The fishermen don't mean to kill the birds. They are only trying to catch fish, usually bass. They weight their lines with sinkers and jigs made of lead, as they've always done. Loons eat the lead and don't last long after that.
That is why the Loon Preservation Committee and other environmental groups want to ban the sale and freshwater use of lead sinkers and jigs that weigh less than one ounce. The state has restricted lead sinkers, but not jigs, and loons are still dying.
Angler organizations say banning the lead products will cost fishermen tons of money. They say, too, that loon populations are rising, so there is no problem. But there is a problem.
Loon populations, declining for a long time, have risen in recent years. That is not because lead suddenly stopped being a threat. It is because the state and volunteer organizations like the Loon Preservation Committee have worked very hard to rebuild the populations. One fishing season in which a lot of loons happen to swallow lead can wipe out years' worth of work by the state and volunteer groups.

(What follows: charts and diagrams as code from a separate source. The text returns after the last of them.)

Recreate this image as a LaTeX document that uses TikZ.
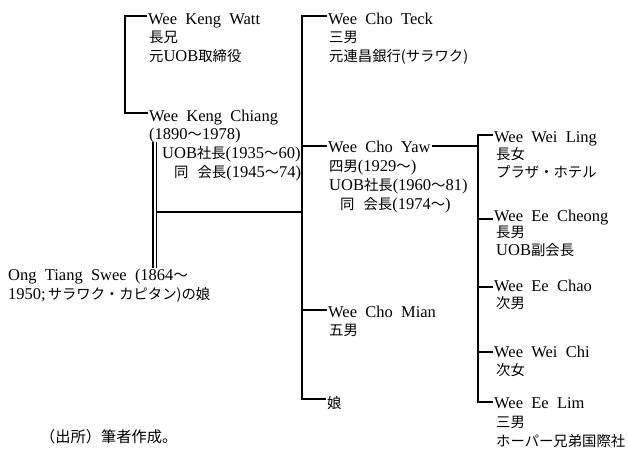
\documentclass[tikz,border=0pt]{standalone}
\usepackage{fontspec}
\setmainfont{Liberation Serif}[WordSpace=2]
\newfontfamily\jp{Noto Sans CJK JP}[Scale=0.87]
\newcommand\jpt[1]{{\jp #1}}
\begin{document}
\begin{tikzpicture}[x=1pt,y=-1pt,
  tx/.style={inner sep=0pt,anchor=base west,font=\fontsize{16.5}{19}\selectfont},
  ln/.style={line width=1.25pt,black}]
\useasboundingbox (0,0) rectangle (628,448);
% ---- left column
\node[tx] (watt) at (148,24) {Wee Keng Watt};
\node[tx] (watt2) at (149,42) {\jpt{長兄}};
\node[tx] (watt3) at (149,61) {\jpt{元}UOB\jpt{取締役}};
\node[tx] (chiang) at (149,121) {Wee Keng Chiang};
\node[tx] (chiang2) at (149,139) {(1890\jpt{～}1978)};
\node[tx] (chiang3) at (162,158) {UOB\jpt{社長}(1935\jpt{～}60)};
\node[tx] (chiang4) at (174,177) {\jpt{同}\hspace{9pt}\jpt{会長}(1945\jpt{～}74)};
\node[tx] (ong1) at (8,280) {Ong Tiang Swee (1864\jpt{～}};
\node[tx] (ong2) at (8,299) {1950;\hspace{2pt}\jpt{サラワク・カピタン)の娘}};
% ---- middle column
\node[tx] (teck) at (328,24) {Wee Cho Teck};
\node[tx] (teck2) at (329,42) {\jpt{三男}};
\node[tx] (teck3) at (329,61) {\jpt{元連昌銀行(サラワク)}};
\node[tx] (yaw) at (328,152) {Wee Cho Yaw};
\node[tx] (yaw2) at (329,171) {\jpt{四男}(1929\jpt{～})};
\node[tx] (yaw3) at (329,190) {UOB\jpt{社長}(1960\jpt{～}81)};
\node[tx] (yaw4) at (340,209) {\jpt{同}\hspace{9pt}\jpt{会長}(1974\jpt{～})};
\node[tx] (mian) at (328,317) {Wee Cho Mian};
\node[tx] (mian2) at (329,335) {\jpt{五男}};
\node[tx] (musume) at (327,408) {\jpt{娘}};
% ---- right column
\node[tx] (ling) at (494,142) {Wee Wei Ling};
\node[tx] (ling2) at (496,159) {\jpt{長女}};
\node[tx] (ling3) at (496,177) {\jpt{プラザ・ホテル}};
\node[tx] (cheong) at (494,221) {Wee Ee Cheong};
\node[tx] (cheong2) at (496,237) {\jpt{長男}};
\node[tx] (cheong3) at (496,255) {UOB\jpt{副会長}};
\node[tx] (chao) at (494,291) {Wee Ee Chao};
\node[tx] (chao2) at (496,308) {\jpt{次男}};
\node[tx] (weichi) at (494,357) {Wee Wei Chi};
\node[tx] (weichi2) at (496,375) {\jpt{次女}};
\node[tx] (lim) at (494,408) {Wee Ee Lim};
\node[tx] (lim2) at (496,427) {\jpt{三男}};
\node[tx] (lim3) at (496,446) {\jpt{ホーパー兄弟国際社}};
\node[tx,font=\fontsize{17.5}{19}\selectfont] (src) at (40,442) {\jpt{（出所）筆者作成。}};
% ---- connectors
\coordinate (lt) at (125,16);
\coordinate (lb) at (125,113);
\draw[ln] ([xshift=-1pt]watt.west |- lt) -- (lt) -- (lb) -- ([xshift=-1pt]chiang.west |- lb);
\coordinate (d1) at (153,142);
\coordinate (d2) at (156.5,142);
\draw[ln] (d1) -- (d1 |- ong1.north);
\draw[ln] (d2) -- (d2 |- ong1.north);
\coordinate (mt) at (302,16);
\coordinate (mb) at (302,399);
\coordinate (mj) at (302,212);
\coordinate (myaw) at (302,146);
\coordinate (mmian) at (302,310);
\draw[ln] ([xshift=-1pt]teck.west |- mt) -- (mt) -- (mb) -- ([xshift=-1pt]musume.west |- mb);
\draw[ln] (d2 |- mj) -- (mj);
\draw[ln] (myaw) -- ([xshift=-1pt]yaw.west |- myaw);
\draw[ln] (mmian) -- ([xshift=-1pt]mian.west |- mmian);
\coordinate (rt) at (478,135);
\coordinate (rb) at (478,402);
\coordinate (ryaw) at (478,146);
\coordinate (rcheong) at (478,219);
\coordinate (rchao) at (478,287);
\coordinate (rchi) at (478,352);
\draw[ln] ([xshift=1pt]yaw.east |- ryaw) -- (ryaw);
\draw[ln] ([xshift=-1pt]ling.west |- rt) -- (rt) -- (rb) -- ([xshift=-1pt]lim.west |- rb);
\draw[ln] (rcheong) -- ([xshift=-1pt]cheong.west |- rcheong);
\draw[ln] (rchao) -- ([xshift=-1pt]chao.west |- rchao);
\draw[ln] (rchi) -- ([xshift=-1pt]weichi.west |- rchi);
\end{tikzpicture}
\end{document}
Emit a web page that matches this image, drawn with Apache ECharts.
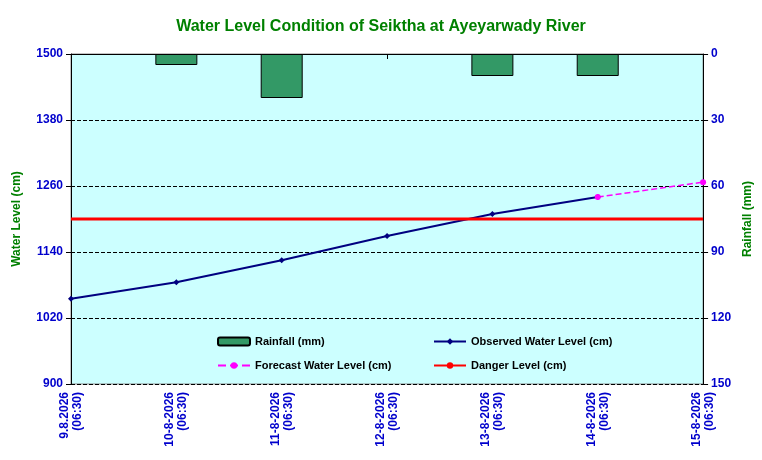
<!DOCTYPE html>
<html><head><meta charset="utf-8">
<script src="https://cdn.jsdelivr.net/npm/echarts@6/dist/echarts.min.js"></script>
<style>html,body{margin:0;padding:0;background:#fff}#c{width:762px;height:460px}</style>
</head><body><div id="c"></div>
<script>
var categories = ['9.8.2026\n(06:30)','10-8-2026\n(06:30)','11-8-2026\n(06:30)','12-8-2026\n(06:30)','13-8-2026\n(06:30)','14-8-2026\n(06:30)','15-8-2026\n(06:30)'];
var rainfall = [null, 5, 20, null, 10, 10, null];
var observed = [1055, 1085, 1125, 1169, 1209, 1240, null];
var forecast = [null, null, null, null, null, 1240, 1267];
var danger = [1200, 1200, 1200, 1200, 1200, 1200, 1200];

var blue = '#0000cc', green = '#008000', ff = 'Liberation Sans';
var chart = echarts.init(document.getElementById('c'));
chart.setOption({
  backgroundColor: '#fff',
  textStyle: {fontFamily: ff},
  title: {text: 'Water Level Condition of Seiktha at Ayeyarwady River', left: 'center', top: 14,
    textStyle: {color: green, fontFamily: ff, fontSize: 16, fontWeight: 'bold'}},
  grid: {left: 71, right: 56, top: 54, bottom: 76, backgroundColor: '#ccffff', show: true, borderColor: '#888', borderWidth: 1},
  legend: [
    {orient: 'vertical', left: 212, top: 331, itemGap: 13, itemWidth: 32, itemHeight: 8,
     textStyle: {fontSize: 11, fontWeight: 'bold', color: '#000', fontFamily: ff},
     data: ['Rainfall (mm)', 'Forecast Water Level (cm)']},
    {orient: 'vertical', left: 428, top: 331, itemGap: 13, itemWidth: 32, itemHeight: 8,
     textStyle: {fontSize: 11, fontWeight: 'bold', color: '#000', fontFamily: ff},
     data: ['Observed Water Level (cm)', 'Danger Level (cm)']}
  ],
  xAxis: {type: 'category', data: categories, boundaryGap: false,
    axisLine: {lineStyle: {color: '#000'}}, axisTick: {show: true, lineStyle: {color: '#000'}},
    axisLabel: {rotate: 90, color: blue, fontWeight: 'bold', fontSize: 12, fontFamily: ff, interval: 0, lineHeight: 13}},
  yAxis: [
    {type: 'value', min: 900, max: 1500, interval: 120, name: 'Water Level (cm)', nameLocation: 'middle', nameGap: 48,
     nameTextStyle: {color: green, fontWeight: 'bold', fontSize: 12},
     axisLine: {show: true, lineStyle: {color: '#000'}}, axisTick: {show: true},
     axisLabel: {color: blue, fontWeight: 'bold', fontSize: 12, formatter: function (v) { return String(v); }},
     splitLine: {lineStyle: {color: '#000', type: 'dashed'}}},
    {type: 'value', min: 0, max: 150, interval: 30, inverse: true, name: 'Rainfall (mm)', nameLocation: 'middle', nameGap: 36,
     nameRotate: 90, nameTextStyle: {color: green, fontWeight: 'bold', fontSize: 12},
     axisLine: {show: true, lineStyle: {color: '#000'}}, axisTick: {show: true},
     axisLabel: {color: blue, fontWeight: 'bold', fontSize: 12}, splitLine: {show: false}}
  ],
  series: [
    {name: 'Rainfall (mm)', type: 'bar', yAxisIndex: 1, data: rainfall, barWidth: 42,
     itemStyle: {color: '#339966', borderColor: '#000', borderWidth: 1}},
    {name: 'Observed Water Level (cm)', type: 'line', data: observed, symbol: 'diamond', symbolSize: 6,
     lineStyle: {color: '#000080', width: 2}, itemStyle: {color: '#000080'}},
    {name: 'Forecast Water Level (cm)', type: 'line', data: forecast, symbol: 'circle', symbolSize: 6,
     lineStyle: {color: '#ff00ff', width: 1.5, type: 'dashed'}, itemStyle: {color: '#ff00ff'}},
    {name: 'Danger Level (cm)', type: 'line', data: danger, symbol: 'none',
     lineStyle: {color: '#ff0000', width: 3}, itemStyle: {color: '#ff0000'}}
  ]
});
</script></body></html>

Lead sinkers and jigs are cheap - for anglers. They are very expensive for loons. The birds used to bear all of that cost, but preservationists and Fish and Game have eased the burden. Together they pay a heavy cost so that fishermen can save a little money on weights and jigs. It seems to make more sense to have the fishermen pay a little more for tackle rather than have so many people working so hard to keep that cheap lead out of the mouths of these cherished birds.